You can use MSET for 1 round trip to set, KEYS for 1 round trip to get
the keys, and MGET for 1 round trip to get all of the values.

Alternatively, you can use HMSET for 1 round trip to set, and HGETALL
for 1 round trip to set.

Even if HMSET/HGETALL/MSET/MGET didn't exist, you could still use
non-transactional pipelines to do all (except the KEYS/pipelined GET
calls) in 1 round trip.

>    In my application, named Feed Ranking, I want to rank all feeds of an
> user and then get only 200 feeds to appear in "Feed New". I store an index -
> lambda represented for "time decay" of an user for a day --> Begin a new
> day, a service will get all "lambda - index" of all users to a map <userId,
> lambda> and then my application can get it from inside --> speed up my
> application.

You don't need to get all of the lambdas, you only need to get the
"best" 200. If you stored them as part of a zset, which holds
"members" and "scores", you can get the members with the 200 best
scores (depending on whether the best is higher or lower) with a
single command. You can set the values over the course of the day, and
have your app pull an updated list every few minutes, depending on how
quickly you want score changes to propagate.
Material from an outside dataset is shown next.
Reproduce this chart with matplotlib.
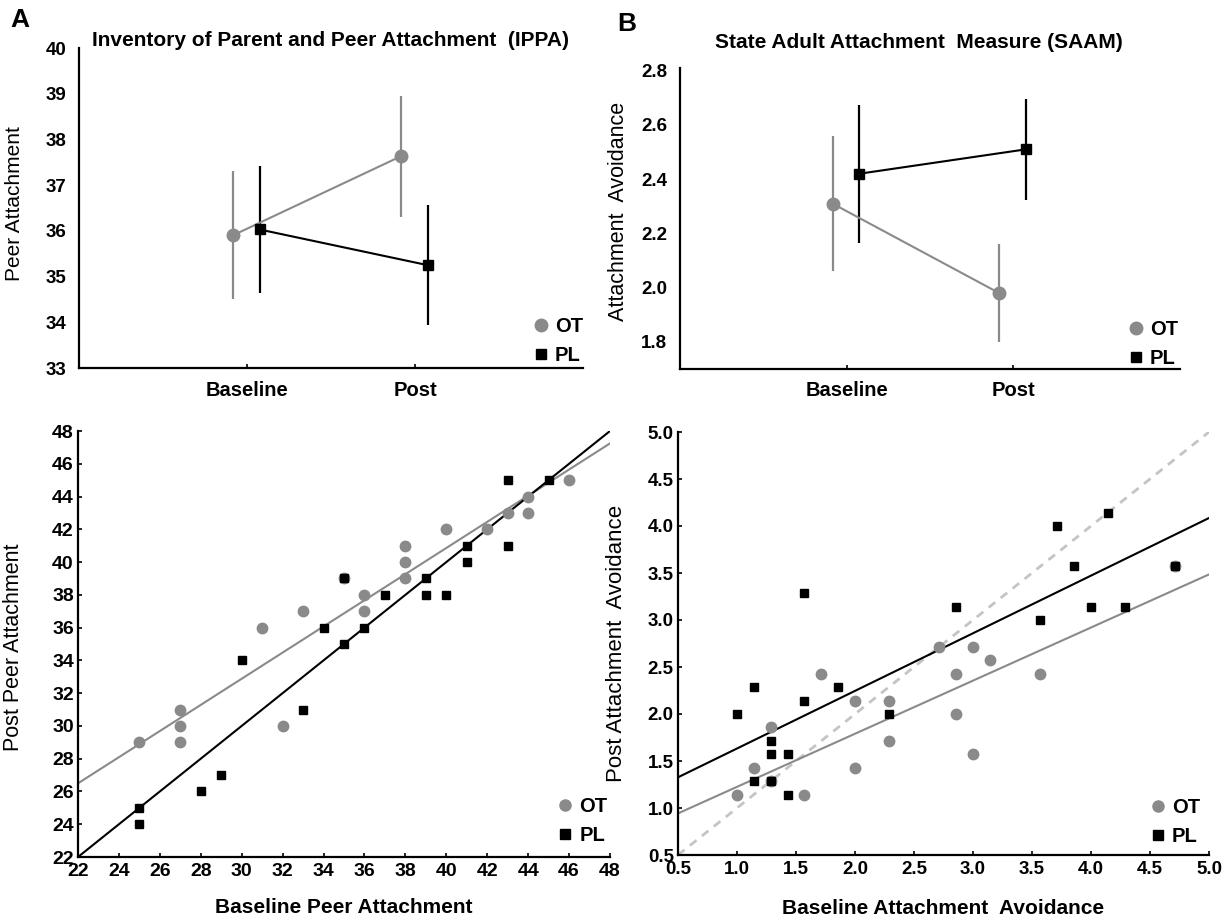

It is my finding (after having developed a few such scoring methods)
that any time you have scores that "degrade" over time, it's usually a
mistake, because if you are looking to generate a total ordering on
items, you have to re-score all of your items... which is a waste. You
can typically flip the score over on it's head, and have scores grow
over time based on some event. Take the claimed Reddit scoring method:
http://amix.dk/blog/post/19588 . Any non-linearities with respect to
the score are related to upvotes/downvotes, and not time (the t term
grows linearly, and is based on the unix time epoch, so you can just
use the timestamp as unixtime). On the other hand, the score for
Hacker News has it's non-linearities only induced by time:
http://amix.dk/blog/post/19574 , which requires a bit of math to come
up with an alternate that behaves similarly.

If you can make your score based on some event with a fixed time
component, your score can be calculated once and set until another one
of those events occur. You can also update scores arbitrarily through
the day as events come in, and don't need to deal with "update the
world" stuff that is painful and expensive.